» What you have to do
Go through the listing and set it down exactly, leaving out its pictures.

>>

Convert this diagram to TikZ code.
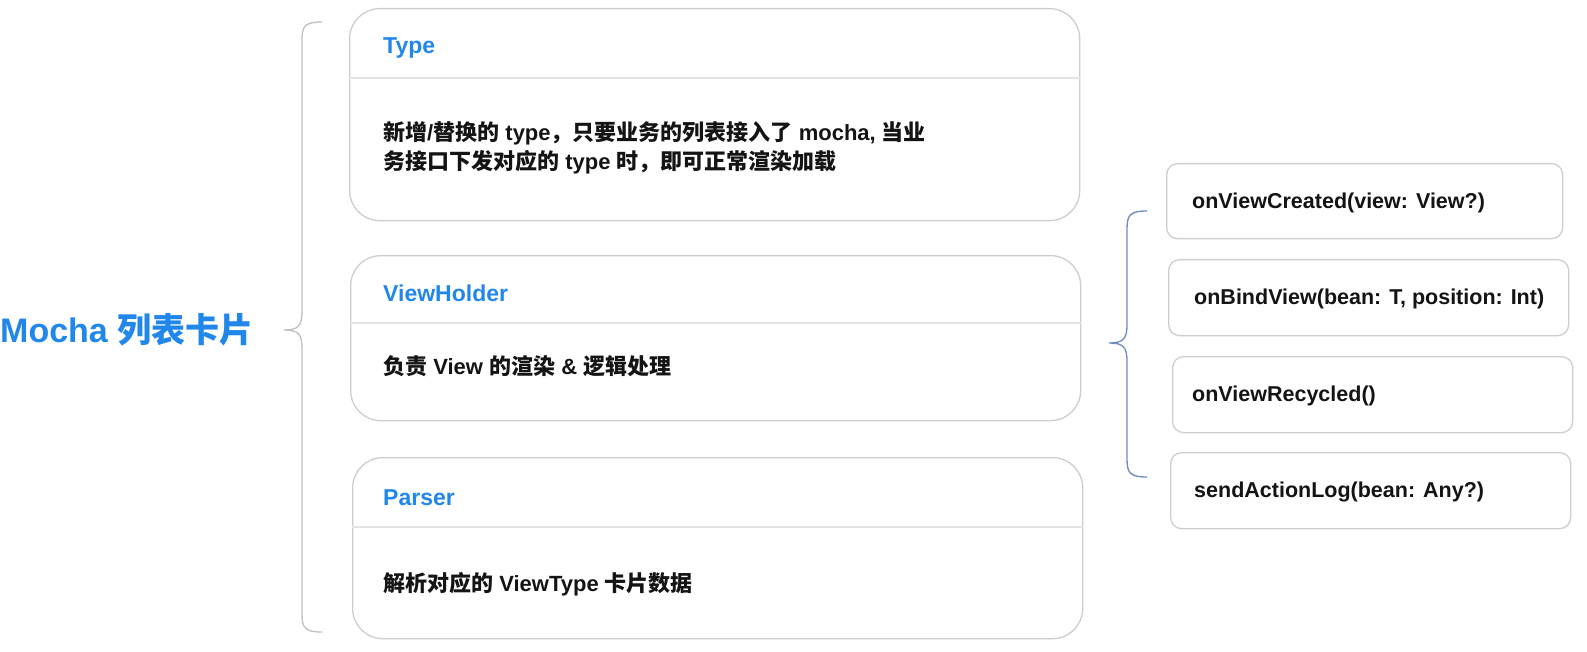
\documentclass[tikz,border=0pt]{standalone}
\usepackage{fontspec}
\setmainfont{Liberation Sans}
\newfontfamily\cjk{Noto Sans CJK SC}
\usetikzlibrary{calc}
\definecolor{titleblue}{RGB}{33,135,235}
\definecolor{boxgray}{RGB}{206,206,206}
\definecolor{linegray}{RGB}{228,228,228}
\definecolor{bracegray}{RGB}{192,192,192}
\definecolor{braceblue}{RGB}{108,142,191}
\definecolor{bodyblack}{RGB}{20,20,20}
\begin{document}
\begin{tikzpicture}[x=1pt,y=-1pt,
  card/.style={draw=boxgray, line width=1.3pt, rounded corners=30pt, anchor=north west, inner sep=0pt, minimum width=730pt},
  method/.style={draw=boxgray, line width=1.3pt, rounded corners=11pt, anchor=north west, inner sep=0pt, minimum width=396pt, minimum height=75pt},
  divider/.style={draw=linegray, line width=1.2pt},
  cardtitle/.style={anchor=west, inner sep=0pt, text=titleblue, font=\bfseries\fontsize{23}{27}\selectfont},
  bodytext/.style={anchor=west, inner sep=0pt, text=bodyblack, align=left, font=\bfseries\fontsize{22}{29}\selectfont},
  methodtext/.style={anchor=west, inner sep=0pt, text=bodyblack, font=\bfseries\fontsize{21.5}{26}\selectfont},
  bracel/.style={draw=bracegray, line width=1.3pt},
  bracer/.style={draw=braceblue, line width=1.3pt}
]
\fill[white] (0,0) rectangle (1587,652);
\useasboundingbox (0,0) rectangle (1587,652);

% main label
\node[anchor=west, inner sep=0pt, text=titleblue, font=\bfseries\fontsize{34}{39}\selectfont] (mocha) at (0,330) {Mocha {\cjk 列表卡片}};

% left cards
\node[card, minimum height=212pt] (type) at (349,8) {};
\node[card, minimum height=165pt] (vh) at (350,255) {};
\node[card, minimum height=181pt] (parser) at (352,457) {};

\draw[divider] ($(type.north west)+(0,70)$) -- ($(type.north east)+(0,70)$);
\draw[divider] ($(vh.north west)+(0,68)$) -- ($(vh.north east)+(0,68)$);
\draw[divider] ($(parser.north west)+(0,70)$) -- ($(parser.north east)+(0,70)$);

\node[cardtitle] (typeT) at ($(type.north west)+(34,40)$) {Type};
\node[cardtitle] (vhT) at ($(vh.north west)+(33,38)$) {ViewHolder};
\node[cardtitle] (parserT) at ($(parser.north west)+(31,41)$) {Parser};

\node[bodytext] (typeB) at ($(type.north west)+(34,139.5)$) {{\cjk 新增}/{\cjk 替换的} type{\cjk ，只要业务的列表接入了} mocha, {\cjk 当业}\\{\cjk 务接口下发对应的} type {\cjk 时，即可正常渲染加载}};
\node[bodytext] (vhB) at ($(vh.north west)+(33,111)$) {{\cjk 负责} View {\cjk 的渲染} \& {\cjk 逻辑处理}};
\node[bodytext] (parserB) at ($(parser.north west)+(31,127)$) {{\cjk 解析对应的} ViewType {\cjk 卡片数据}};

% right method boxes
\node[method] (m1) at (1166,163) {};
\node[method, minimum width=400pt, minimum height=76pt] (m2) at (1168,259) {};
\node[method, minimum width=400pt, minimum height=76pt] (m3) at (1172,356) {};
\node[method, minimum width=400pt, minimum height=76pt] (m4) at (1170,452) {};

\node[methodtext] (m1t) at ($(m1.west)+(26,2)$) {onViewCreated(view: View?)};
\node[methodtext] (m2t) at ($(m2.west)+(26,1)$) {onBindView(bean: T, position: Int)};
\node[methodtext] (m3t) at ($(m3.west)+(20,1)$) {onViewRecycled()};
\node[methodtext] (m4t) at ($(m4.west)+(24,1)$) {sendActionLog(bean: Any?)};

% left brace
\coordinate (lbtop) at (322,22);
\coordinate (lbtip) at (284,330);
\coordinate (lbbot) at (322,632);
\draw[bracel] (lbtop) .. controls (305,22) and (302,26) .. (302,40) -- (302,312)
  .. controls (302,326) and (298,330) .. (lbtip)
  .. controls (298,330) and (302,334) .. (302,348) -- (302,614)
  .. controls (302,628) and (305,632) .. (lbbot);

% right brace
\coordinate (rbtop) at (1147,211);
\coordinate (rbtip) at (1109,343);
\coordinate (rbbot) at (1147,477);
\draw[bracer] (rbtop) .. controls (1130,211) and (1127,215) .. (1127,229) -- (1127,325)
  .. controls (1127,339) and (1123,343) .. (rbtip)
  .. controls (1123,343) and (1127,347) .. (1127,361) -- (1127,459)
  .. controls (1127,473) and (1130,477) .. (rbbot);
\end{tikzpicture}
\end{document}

<<

» Result below
Convert this diagram to TikZ code.
\documentclass[tikz,border=0pt]{standalone}
\usepackage{fontspec}
\setmainfont{Liberation Sans}
\newfontfamily\cjk{Noto Sans CJK SC}
\usetikzlibrary{calc}
\definecolor{titleblue}{RGB}{33,135,235}
\definecolor{boxgray}{RGB}{206,206,206}
\definecolor{linegray}{RGB}{228,228,228}
\definecolor{bracegray}{RGB}{192,192,192}
\definecolor{braceblue}{RGB}{108,142,191}
\definecolor{bodyblack}{RGB}{20,20,20}
\begin{document}
\begin{tikzpicture}[x=1pt,y=-1pt,
  card/.style={draw=boxgray, line width=1.3pt, rounded corners=30pt, anchor=north west, inner sep=0pt, minimum width=730pt},
  method/.style={draw=boxgray, line width=1.3pt, rounded corners=11pt, anchor=north west, inner sep=0pt, minimum width=396pt, minimum height=75pt},
  divider/.style={draw=linegray, line width=1.2pt},
  cardtitle/.style={anchor=west, inner sep=0pt, text=titleblue, font=\bfseries\fontsize{23}{27}\selectfont},
  bodytext/.style={anchor=west, inner sep=0pt, text=bodyblack, align=left, font=\bfseries\fontsize{22}{29}\selectfont},
  methodtext/.style={anchor=west, inner sep=0pt, text=bodyblack, font=\bfseries\fontsize{21.5}{26}\selectfont},
  bracel/.style={draw=bracegray, line width=1.3pt},
  bracer/.style={draw=braceblue, line width=1.3pt}
]
\fill[white] (0,0) rectangle (1587,652);
\useasboundingbox (0,0) rectangle (1587,652);

% main label
\node[anchor=west, inner sep=0pt, text=titleblue, font=\bfseries\fontsize{34}{39}\selectfont] (mocha) at (0,330) {Mocha {\cjk 列表卡片}};

% left cards
\node[card, minimum height=212pt] (type) at (349,8) {};
\node[card, minimum height=165pt] (vh) at (350,255) {};
\node[card, minimum height=181pt] (parser) at (352,457) {};

\draw[divider] ($(type.north west)+(0,70)$) -- ($(type.north east)+(0,70)$);
\draw[divider] ($(vh.north west)+(0,68)$) -- ($(vh.north east)+(0,68)$);
\draw[divider] ($(parser.north west)+(0,70)$) -- ($(parser.north east)+(0,70)$);

\node[cardtitle] (typeT) at ($(type.north west)+(34,40)$) {Type};
\node[cardtitle] (vhT) at ($(vh.north west)+(33,38)$) {ViewHolder};
\node[cardtitle] (parserT) at ($(parser.north west)+(31,41)$) {Parser};

\node[bodytext] (typeB) at ($(type.north west)+(34,139.5)$) {{\cjk 新增}/{\cjk 替换的} type{\cjk ，只要业务的列表接入了} mocha, {\cjk 当业}\\{\cjk 务接口下发对应的} type {\cjk 时，即可正常渲染加载}};
\node[bodytext] (vhB) at ($(vh.north west)+(33,111)$) {{\cjk 负责} View {\cjk 的渲染} \& {\cjk 逻辑处理}};
\node[bodytext] (parserB) at ($(parser.north west)+(31,127)$) {{\cjk 解析对应的} ViewType {\cjk 卡片数据}};

% right method boxes
\node[method] (m1) at (1166,163) {};
\node[method, minimum width=400pt, minimum height=76pt] (m2) at (1168,259) {};
\node[method, minimum width=400pt, minimum height=76pt] (m3) at (1172,356) {};
\node[method, minimum width=400pt, minimum height=76pt] (m4) at (1170,452) {};

\node[methodtext] (m1t) at ($(m1.west)+(26,2)$) {onViewCreated(view: View?)};
\node[methodtext] (m2t) at ($(m2.west)+(26,1)$) {onBindView(bean: T, position: Int)};
\node[methodtext] (m3t) at ($(m3.west)+(20,1)$) {onViewRecycled()};
\node[methodtext] (m4t) at ($(m4.west)+(24,1)$) {sendActionLog(bean: Any?)};

% left brace
\coordinate (lbtop) at (322,22);
\coordinate (lbtip) at (284,330);
\coordinate (lbbot) at (322,632);
\draw[bracel] (lbtop) .. controls (305,22) and (302,26) .. (302,40) -- (302,312)
  .. controls (302,326) and (298,330) .. (lbtip)
  .. controls (298,330) and (302,334) .. (302,348) -- (302,614)
  .. controls (302,628) and (305,632) .. (lbbot);

% right brace
\coordinate (rbtop) at (1147,211);
\coordinate (rbtip) at (1109,343);
\coordinate (rbbot) at (1147,477);
\draw[bracer] (rbtop) .. controls (1130,211) and (1127,215) .. (1127,229) -- (1127,325)
  .. controls (1127,339) and (1123,343) .. (rbtip)
  .. controls (1123,343) and (1127,347) .. (1127,361) -- (1127,459)
  .. controls (1127,473) and (1130,477) .. (rbbot);
\end{tikzpicture}
\end{document}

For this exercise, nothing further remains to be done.